▶ [Challenge]:
Transcribe the material exactly. Images do not belong in the copy.

▶ [Data lines]:
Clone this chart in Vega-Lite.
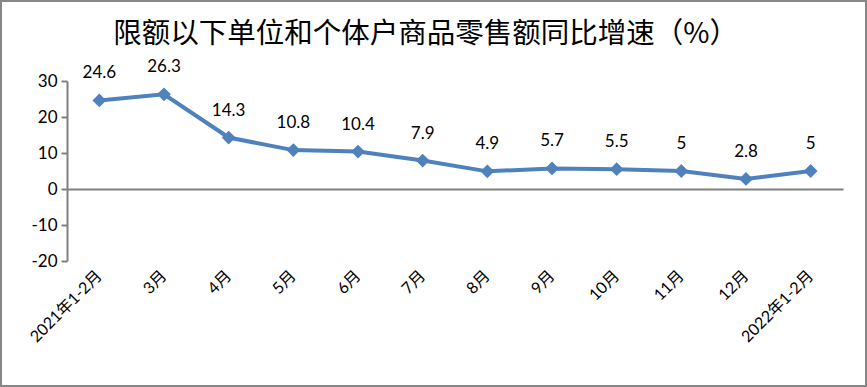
{
  "$schema": "https://vega.github.io/schema/vega-lite/v6.json",
  "width": 867,
  "height": 387,
  "autosize": "none",
  "padding": 0,
  "background": "white",
  "config": {
    "view": {"stroke": "#878787", "strokeWidth": 4},
    "font": "Lato, Noto Sans CJK SC"
  },
  "title": {
    "text": "限额以下单位和个体户商品零售额同比增速（%）",
    "font": "Noto Sans CJK SC",
    "fontSize": 28.5,
    "fontWeight": "normal",
    "color": "#000000",
    "anchor": "middle",
    "frame": "group",
    "offset": -48,
    "dx": -8
  },
  "data": {
    "values": [
      {"period": "2021年1-2月", "value": 24.6},
      {"period": "3月", "value": 26.3},
      {"period": "4月", "value": 14.3},
      {"period": "5月", "value": 10.8},
      {"period": "6月", "value": 10.4},
      {"period": "7月", "value": 7.9},
      {"period": "8月", "value": 4.9},
      {"period": "9月", "value": 5.7},
      {"period": "10月", "value": 5.5},
      {"period": "11月", "value": 5},
      {"period": "12月", "value": 2.8},
      {"period": "2022年1-2月", "value": 5}
    ]
  },
  "encoding": {
    "x": {
      "field": "period", "type": "nominal", "sort": null,
      "scale": {"type": "band", "paddingInner": 0, "paddingOuter": 0, "range": [67, 843]},
      "axis": {
        "title": null, "orient": "bottom", "offset": -198,
        "domain": true, "ticks": false,
        "domainColor": "#808080", "domainWidth": 2,
        "labelAngle": -45, "labelAlign": "right", "labelBaseline": "middle",
        "labelFont": "Lato, Noto Sans CJK SC", "labelFontSize": 16, "labelColor": "#000000",
        "labelPadding": 84
      }
    },
    "y": {
      "field": "value", "type": "quantitative",
      "scale": {"domain": [-20, 30], "nice": false, "zero": false, "range": [261, 81]},
      "axis": {
        "title": null, "orient": "left", "offset": -67, "grid": false,
        "values": [-20, -10, 0, 10, 20, 30],
        "labelExpr": "toString(datum.value)",
        "domainColor": "#808080", "domainWidth": 2,
        "tickColor": "#808080", "tickWidth": 2, "tickSize": 6,
        "labelFont": "Lato", "labelFontSize": 17, "labelColor": "#000000", "labelPadding": 4
      }
    }
  },
  "layer": [
    {"mark": {"type": "line", "color": "#4F81BD", "strokeWidth": 4}},
    {"mark": {"type": "point", "shape": "diamond", "filled": true, "color": "#4F81BD", "size": 190, "opacity": 1}},
    {
      "mark": {"type": "text", "font": "Lato", "fontSize": 17, "color": "#000000", "baseline": "alphabetic", "dy": -22},
      "encoding": {
        "text": {"field": "value", "type": "quantitative"}
      }
    }
  ]
}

▶ [Solution below]:
Clone this chart in Vega-Lite.
{
  "$schema": "https://vega.github.io/schema/vega-lite/v6.json",
  "width": 867,
  "height": 387,
  "autosize": "none",
  "padding": 0,
  "background": "white",
  "config": {
    "view": {"stroke": "#878787", "strokeWidth": 4},
    "font": "Lato, Noto Sans CJK SC"
  },
  "title": {
    "text": "限额以下单位和个体户商品零售额同比增速（%）",
    "font": "Noto Sans CJK SC",
    "fontSize": 28.5,
    "fontWeight": "normal",
    "color": "#000000",
    "anchor": "middle",
    "frame": "group",
    "offset": -48,
    "dx": -8
  },
  "data": {
    "values": [
      {"period": "2021年1-2月", "value": 24.6},
      {"period": "3月", "value": 26.3},
      {"period": "4月", "value": 14.3},
      {"period": "5月", "value": 10.8},
      {"period": "6月", "value": 10.4},
      {"period": "7月", "value": 7.9},
      {"period": "8月", "value": 4.9},
      {"period": "9月", "value": 5.7},
      {"period": "10月", "value": 5.5},
      {"period": "11月", "value": 5},
      {"period": "12月", "value": 2.8},
      {"period": "2022年1-2月", "value": 5}
    ]
  },
  "encoding": {
    "x": {
      "field": "period", "type": "nominal", "sort": null,
      "scale": {"type": "band", "paddingInner": 0, "paddingOuter": 0, "range": [67, 843]},
      "axis": {
        "title": null, "orient": "bottom", "offset": -198,
        "domain": true, "ticks": false,
        "domainColor": "#808080", "domainWidth": 2,
        "labelAngle": -45, "labelAlign": "right", "labelBaseline": "middle",
        "labelFont": "Lato, Noto Sans CJK SC", "labelFontSize": 16, "labelColor": "#000000",
        "labelPadding": 84
      }
    },
    "y": {
      "field": "value", "type": "quantitative",
      "scale": {"domain": [-20, 30], "nice": false, "zero": false, "range": [261, 81]},
      "axis": {
        "title": null, "orient": "left", "offset": -67, "grid": false,
        "values": [-20, -10, 0, 10, 20, 30],
        "labelExpr": "toString(datum.value)",
        "domainColor": "#808080", "domainWidth": 2,
        "tickColor": "#808080", "tickWidth": 2, "tickSize": 6,
        "labelFont": "Lato", "labelFontSize": 17, "labelColor": "#000000", "labelPadding": 4
      }
    }
  },
  "layer": [
    {"mark": {"type": "line", "color": "#4F81BD", "strokeWidth": 4}},
    {"mark": {"type": "point", "shape": "diamond", "filled": true, "color": "#4F81BD", "size": 190, "opacity": 1}},
    {
      "mark": {"type": "text", "font": "Lato", "fontSize": 17, "color": "#000000", "baseline": "alphabetic", "dy": -22},
      "encoding": {
        "text": {"field": "value", "type": "quantitative"}
      }
    }
  ]
}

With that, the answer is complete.